O presidente eleito disse que o depósito foi feito na conta de Michelle porque ele não tem tempo para ir ao banco, mas reportagens mostram que Bolsonaro vai ao caixa eletrônico dia sim, dia não. Ou seja, alguém está a faltar com a verdade.

Fabrício Queiroz, por sua vez, disse que deu a Bolsonaro dez cheques no valor de R$ 4 mil. Ora, se a dívida é de “6, 7 anos atrás”, os referidos cheques prescreveram. E mais, se a dívida inicial era de R$ 20 mil, não havia razão para Fabrício entregar cheques no valor total de R$ 40 mil.

Causa espécie o fato de Fabrício ter pedido dinheiro emprestado a Bolsonaro, pois em recente entrevista ao SBT disse, ao tentar explicar sua movimentação bancária, ser um “fazedor de negócios”. E quem faz negócios com tanta facilidade e ganha dinheiro aos bolhões não precisa recorrer aos amigos.

Que há em marcha um enredo para sufocar o escândalo todos sabem, mas é preciso que a imprensa “não vendida” insista no assunto, pois é inaceitável que um caso grave como esse seja varrido para debaixo do tapete. Para quem prometeu, durante a campanha, acabar com a corrupção, Jair Bolsonaro é o que se pode chamar de “espanto”.

Fabrício Queiroz pode declarar o que quiser, inclusive alegar que tinha como atividade paralela (talvez fosse a principal) a venda de carros usados, mas o ex-assessor precisa explicar o que levou servidores do gabinete de Flávio Bolsonaro a depositarem dinheiro em sua conta. Coincidentemente, os depósitos ocorriam em datas próximas ao pagamento dos salários pela Assembleia Legislativa do Rio de Janeiro (Alerj)

Milagre da multiplicação

Nessa epopeia “bolsonarista” há muitos especialistas no chamado milagre da multiplicação. O primeiro deles com certeza é Jair Bolsonaro, que em processo de separação foi acusado pela ex-mulher, Ana Cristina Siqueira Valle, de ter renda superior aos vencimentos e ocultar patrimônio.
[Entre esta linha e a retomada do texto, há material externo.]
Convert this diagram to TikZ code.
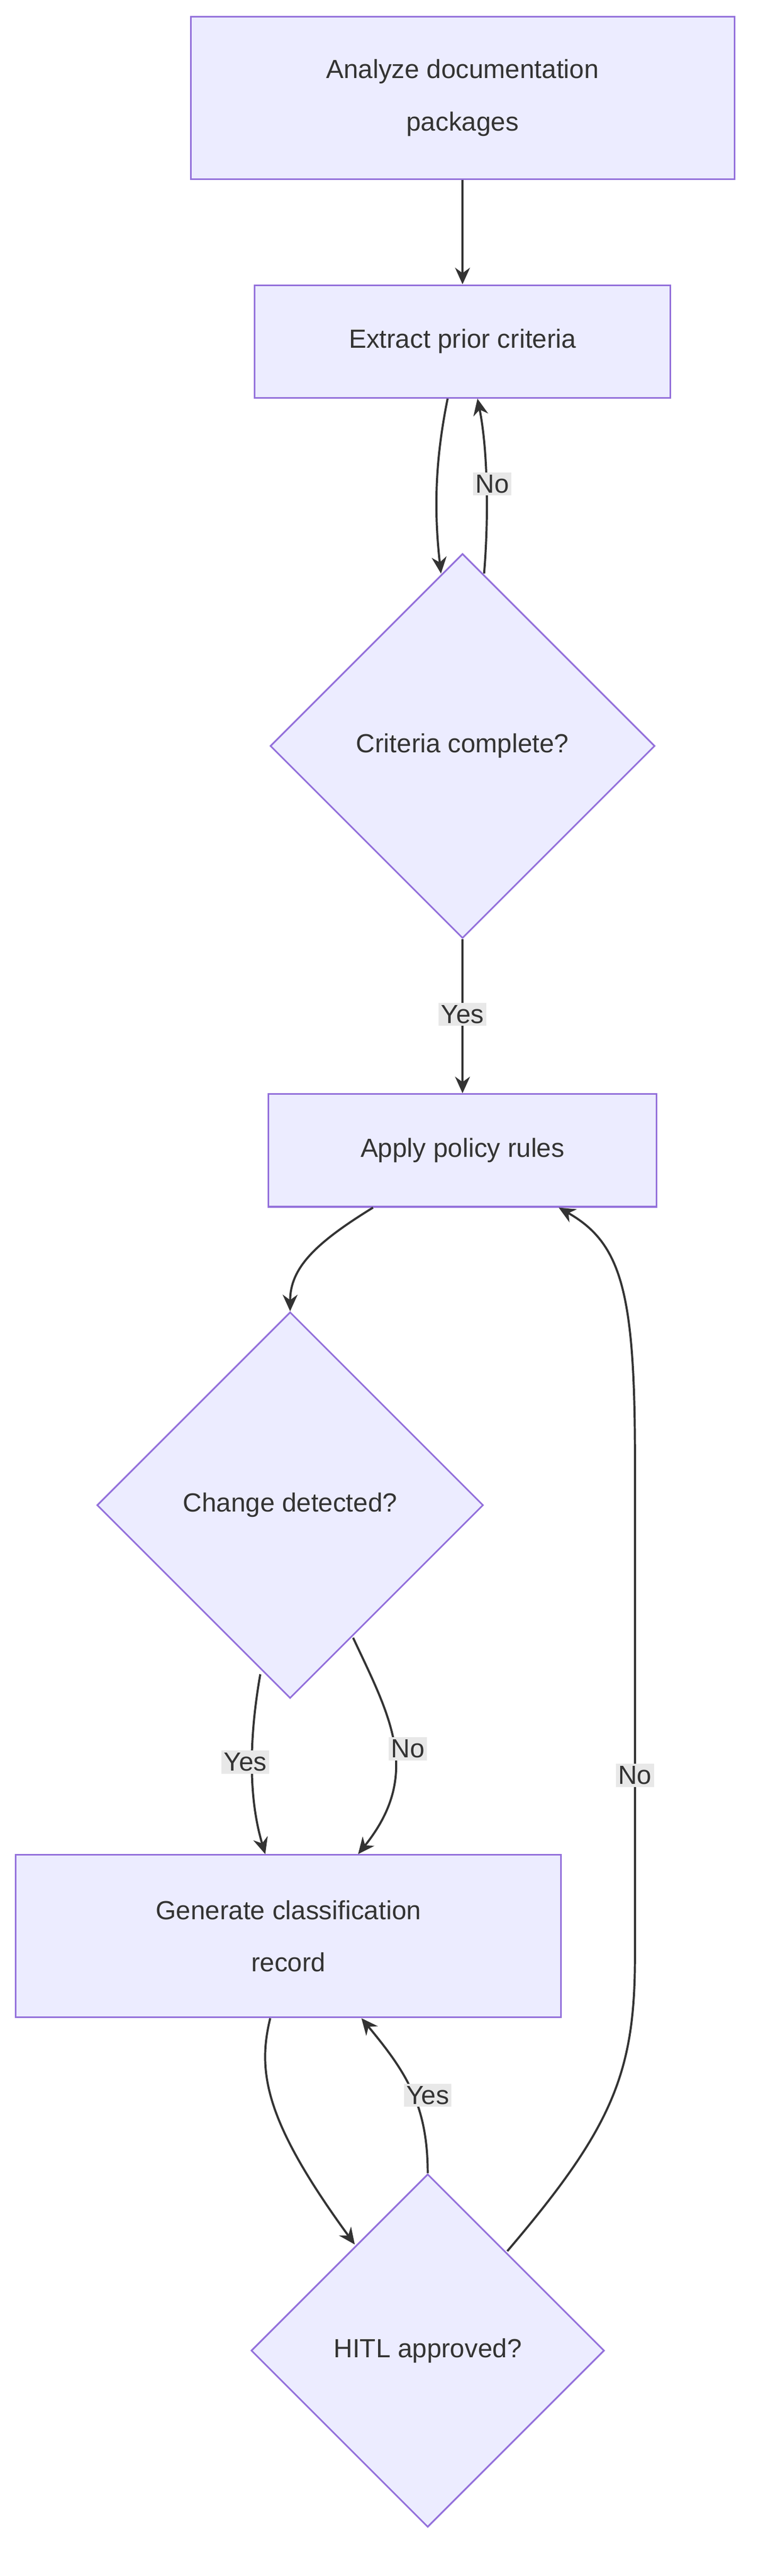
\documentclass[tikz,border=0pt]{standalone}
\usepackage{fontspec}
\setmainfont{Liberation Sans}
\usetikzlibrary{shapes.geometric,arrows.meta}
\definecolor{boxfill}{HTML}{ECECFF}
\definecolor{boxline}{HTML}{9370DB}
\definecolor{edgeline}{HTML}{333333}
\definecolor{lblfill}{HTML}{E8E8E8}
\tikzset{
  stage/.style={draw=boxline, fill=boxfill, line width=2.8pt, align=center, text=edgeline, font=\fontsize{45}{90}\selectfont},
  test/.style={stage, diamond, minimum size=#1, inner sep=0pt},
  flow/.style={draw=edgeline, line width=3.6pt, -{Stealth[length=1cm,width=0.9cm]}},
  tag/.style={fill=lblfill, text=edgeline, font=\fontsize{45}{54}\selectfont, inner sep=4pt}
}
\begin{document}
\begin{tikzpicture}[x=0.1cm, y=-0.1cm]
\useasboundingbox (0,0) rectangle (460,1554);

\node[stage, minimum width=32.8cm, minimum height=9.8cm] (analyze) at (279,59) {Analyze documentation\\packages};
\node[stage, minimum width=25.1cm, minimum height=6.8cm] (extract) at (279,206) {Extract prior criteria};
\node[test=23.2cm] (complete) at (279,450) {Criteria complete?};
\node[stage, minimum width=23.4cm, minimum height=6.8cm] (apply) at (279,694) {Apply policy rules};
\node[test=23.3cm] (change) at (175,908) {Change detected?};
\node[stage, minimum width=32.9cm, minimum height=9.8cm] (generate) at (174,1168) {Generate classification\\record};
\node[test=21.3cm] (hitl) at (258,1418) {HITL approved?};

% edges
\draw[flow] (analyze) -- (extract);
\draw[flow] ([xshift=-0.9cm]extract.south) .. controls (262,280) and (262,310) .. (266,346);
\draw[flow] (292,346) .. controls (295,310) and (294,270) .. ([xshift=0.9cm]extract.south);
\node[tag] (no1) at (297,292) {No};
\draw[flow] (complete) -- (apply);
\node[tag] (yes1) at (279,612) {Yes};
\draw[flow] ([xshift=-5.4cm]apply.south) .. controls (190,750) and (175,765) .. (change.north);
\draw[flow] (157,1010) .. controls (150,1050) and (150,1085) .. ([xshift=-1.4cm]generate.north);
\node[tag] (yes2) at (148,1063) {Yes};
\draw[flow] (213,988) .. controls (235,1035) and (255,1070) .. ([xshift=4.2cm]generate.north);
\node[tag] (no2) at (246,1055) {No};
\draw[flow] ([xshift=-1.1cm]generate.south) .. controls (155,1250) and (160,1280) .. (214,1354);
\draw[flow] (hitl.north) .. controls (258,1270) and (245,1250) .. ([xshift=4.4cm]generate.south);
\node[tag] (yes3) at (258,1264) {Yes};
\draw[flow] (306,1358) .. controls (370,1283) and (383,1250) .. (383,1180) -- (383,880) .. controls (383,780) and (375,750) .. ([xshift=5.8cm]apply.south);
\node[tag] (no3) at (383,1071) {No};
\end{tikzpicture}
\end{document}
De acordo com reportagem da revista Veja, publicada em 28 de setembro de 2018, Ana Cristina afirma no processo que Bolsonaro tinha próspera condição financeira, com renda mensal de R$ 100 mil reais (R$ 183 mil em valores atualizados).

À época, Bolsonaro recebia R$ 26,7 mil como deputado e R$ 8,6 mil como militar da reserva. No processo, mais especificamente no trecho em que apresenta pedido de pensão, Ana Cristina alega que, para totalizar os R$ 100 mil reais, Bolsonaro recebia outros proventos, mas não identifica a origem desses recursos.

A revista reproduziu também boletim de ocorrência policial, de 26 de outubro de 2007, em que Ana Cristina denuncia o furto de R$ 600 mil em joias, US$ 30 mil e R$ 200 mil em dinheiro vivo que estavam guardados em um cofre alugado por ela em agência do Banco do Brasil, no Centro do Rio. Os valores eram incompatíveis com os rendimentos do casal.